Well, let me discuss some trends which I consider important based upon both my industry and research experience.  First of all, I believe analytics is about being actionable and simple.  It’s not about complex numbers, black box models or statistics.  In our analytics projects, we have found that simple analytical models (e.g. regression models, decision trees) typically perform well in many settings such as credit scoring, response and retention modeling, customer lifetime value modeling and segmentation.  Hence, the best investment firms can make to boost the performance of their analytical models is not by buying expensive software and trying out complex techniques, but rather by investing in data and improving data quality!

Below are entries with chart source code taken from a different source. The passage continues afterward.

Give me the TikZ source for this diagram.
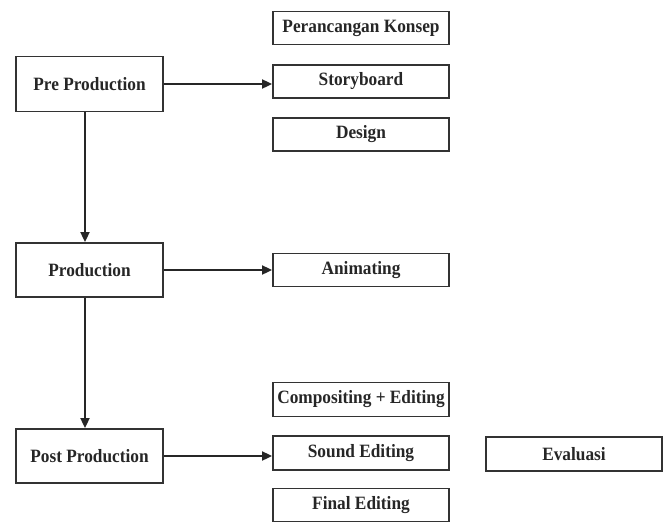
\documentclass[tikz,border=0pt]{standalone}
\usepackage{fontspec}
\setmainfont{Liberation Serif}[FakeStretch=0.92]
\usetikzlibrary{arrows.meta}
\begin{document}
\begin{tikzpicture}[x=1pt,y=-1pt,
  box/.style={draw=black!80,line width=1.8pt,inner sep=0pt,font=\bfseries\fontsize{18.8}{20}\selectfont,text=black!85},
  arr/.style={draw=black!85,line width=1.8pt,-{Triangle[length=10pt,width=9pt]}}]
\useasboundingbox (0,0) rectangle (670,523);
\node[box,minimum width=147pt,minimum height=55pt] (pre) at (89.5,84) {Pre Production};
\node[box,minimum width=147pt,minimum height=54pt] (prod) at (89.5,270) {Production};
\node[box,minimum width=147pt,minimum height=54pt] (post) at (89.5,456) {Post Production};
\node[box,minimum width=176pt,minimum height=33pt] (konsep) at (361,28) {Perancangan Konsep};
\node[box,minimum width=176pt,minimum height=33pt] (story) at (361,81.5) {Storyboard};
\node[box,minimum width=176pt,minimum height=33pt] (design) at (361,134.5) {Design};
\node[box,minimum width=176pt,minimum height=33pt] (anim) at (361,270) {Animating};
\node[box,minimum width=176pt,minimum height=34pt] (comp) at (361,399.5) {Compositing + Editing};
\node[box,minimum width=176pt,minimum height=34pt] (sound) at (361,453) {Sound Editing};
\node[box,minimum width=176pt,minimum height=33pt] (final) at (361,505) {Final Editing};
\node[box,minimum width=176pt,minimum height=34pt] (eval) at (574,454) {Evaluasi};
\draw[arr] (pre.east) -- (pre.east -| story.west);
\draw[arr] (prod.east) -- (prod.east -| anim.west);
\draw[arr] (post.east) -- (post.east -| sound.west);
\draw[arr] ([xshift=-4.5pt]pre.south) -- ([xshift=-4.5pt]prod.north);
\draw[arr] ([xshift=-4.5pt]prod.south) -- ([xshift=-4.5pt]post.north);
\end{tikzpicture}
\end{document}
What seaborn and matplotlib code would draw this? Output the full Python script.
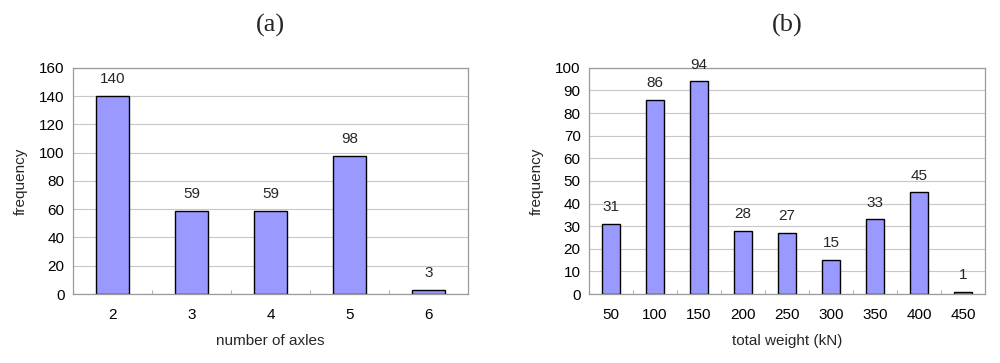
import matplotlib
matplotlib.use("Agg")
import matplotlib.pyplot as plt
import seaborn as sns
import pandas as pd
import numpy as np

axles = ["2", "3", "4", "5", "6"]
axle_freq = [140, 59, 59, 98, 3]

weights = ["50", "100", "150", "200", "250", "300", "350", "400", "450"]
weight_freq = [31, 86, 94, 28, 27, 15, 33, 45, 1]

sns.set_theme(style="white")
plt.rcParams['font.family'] = ['Liberation Sans', 'DejaVu Sans']

fig = plt.figure(figsize=(10, 3.63), dpi=100)
ax1 = fig.add_axes([0.073, 0.19, 0.395, 0.623])
ax2 = fig.add_axes([0.589, 0.19, 0.396, 0.623])

def draw(ax, cats, vals, ymax, step, xlabel, title):
    df = pd.DataFrame({"cat": cats, "val": vals})
    sns.barplot(data=df, x="cat", y="val", ax=ax, color="#9999FF",
                saturation=1, width=0.42, edgecolor="black", linewidth=1.0,
                order=cats)
    ax.set_ylim(0, ymax)
    ax.set_xlim(-0.5, len(cats) - 0.5)
    ax.set_yticks(np.arange(0, ymax + 1, step))
    ax.yaxis.grid(True, color="#c8c8c8", linewidth=0.8)
    ax.set_axisbelow(True)
    for s in ax.spines.values():
        s.set_color("#9a9a9a")
        s.set_linewidth(0.9)
    ax.tick_params(axis="y", labelsize=11, length=0, pad=6, colors="black")
    ax.tick_params(axis="x", labelsize=11, length=0, pad=10, colors="black")
    # category separator tick marks (inward) on the x axis
    ax.set_xticks(np.arange(0.5, len(cats) - 1, 1), minor=True)
    ax.tick_params(axis="x", which="minor", direction="in", length=3,
                   color="#b0b0b0", width=0.8, bottom=True)
    ax.bar_label(ax.containers[0], labels=[str(v) for v in vals],
                 padding=7, fontsize=11)
    ax.set_xlabel(xlabel, fontsize=11, labelpad=9)
    ax.set_ylabel("frequency", fontsize=11, labelpad=8)
    ax.set_title(title, fontsize=19, family="Liberation Serif", pad=26)

draw(ax1, axles, axle_freq, 160, 20, "number of axles", "(a)")
draw(ax2, weights, weight_freq, 100, 10, "total weight (kN)", "(b)")

fig.savefig("out.png", dpi=100, facecolor="white")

That’s why in my book I also devoted a whole section to this topic.  From a technical perspective, next to the analytical models themselves, firms should also thoroughly consider how to appropriately monitor, backtest and integrate these models with their other applications such as advertisement, new product development, next best offer campaigns, ….  Closing this loop poses quite a bit of challenges which are also addressed in the book!  Finally, data and analytics is everywhere and all around.  It speaks for itself that this creates huge challenges from a privacy perspective.  Firstly, data about individuals can be collected without these individuals being aware about it.  Secondly, people may be aware that data is collected about them, but have no say in how the data is being analyzed and used.  Hence, regulatory authorities have to think about new regulations, whereas researchers should focus more on the development of privacy friendly analytical techniques. 


Q: What is the most efficient way to become a real data scientist, based on your career path and history?

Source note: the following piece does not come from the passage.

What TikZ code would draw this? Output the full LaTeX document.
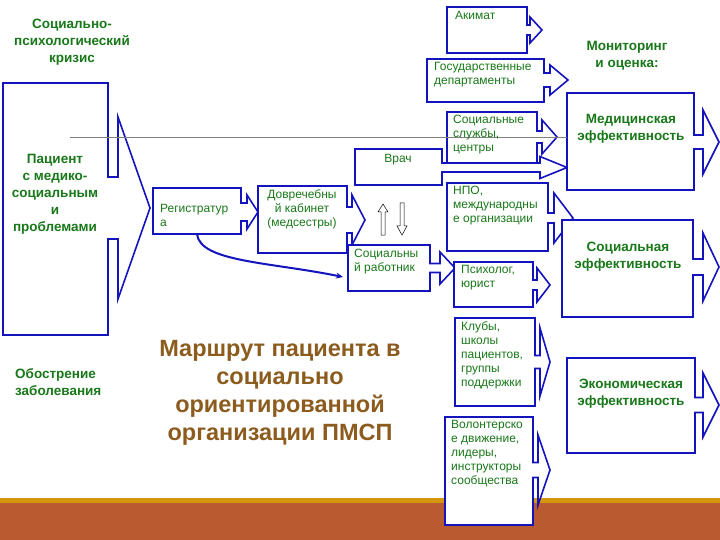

Let me again answer this question based upon my consulting and research experience.  A good data scientist should possess various skills.  A first important one is programming.  Although many powerful analytical software tools exist, real life data typically requires tailored processing and this can only be done by developing customized software programs.  Next, a data scientist should have a good quantitative background in statistics, optimization, machine learning, …  This will allow him/her to immediately recognize whether a given data set could be analysed using e.g. predictive, descriptive or even social network analytics.  Finally, a data scientists should be creative and communicative.  Data scientists never work individually, but are part of a team.  Communicating the results of analytical models in a user-friendly and transparent way to the various stakeholders involved is hence also very important. 

Q: What are your top 3 research projects in analytics at this moment?

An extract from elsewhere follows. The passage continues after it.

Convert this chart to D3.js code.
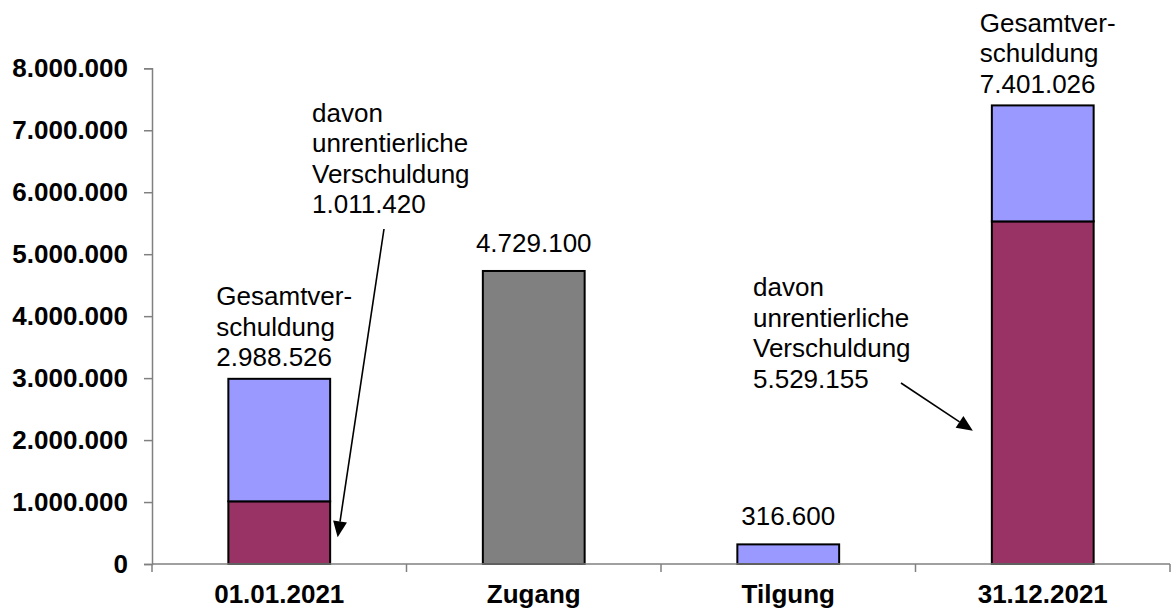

First, I would say fraud detection.  Fraud is an important phenomenon encountered in various settings.  Popular examples are insurance fraud, credit card fraud, social security fraud, identity theft, … In our research, we have recently developed some new exciting algorithms based upon social networks to detect fraud.  We have benchmarked our techniques for both social security and credit card fraud detection and found some amazing results.  Fraud is really a social phenomenon!  Another important topic we currently work on is survival analysis.  This is a set of (statistical) techniques aimed at predicting the timing of events.  In fact, many popular classification problems (e.g. credit scoring, churn detection, response modeling, …) have a time dimension associated with them (e.g. when a customer defaults, churns, responds, …).  Using survival analysis techniques, it becomes possible to predict when customers default, churn, respond, … which is typically very useful information for e.g. profit scoring or customer lifetime value calculation.  Finally, we do a lot of research on process analytics.  Today’s organizations use a plethora of information systems to support their business processes.  Such support systems often record and log an abundance of data, containing a variety of events that can be linked back to the occurrence of a task in an originating business process.  Process analytics starts from these event logs as the cornerstone of analysis and aims to derive knowledge to model, improve and extend operational processes “as they happen” in the organization.  I believe this will be a very popular application of analytics in the next 5 years!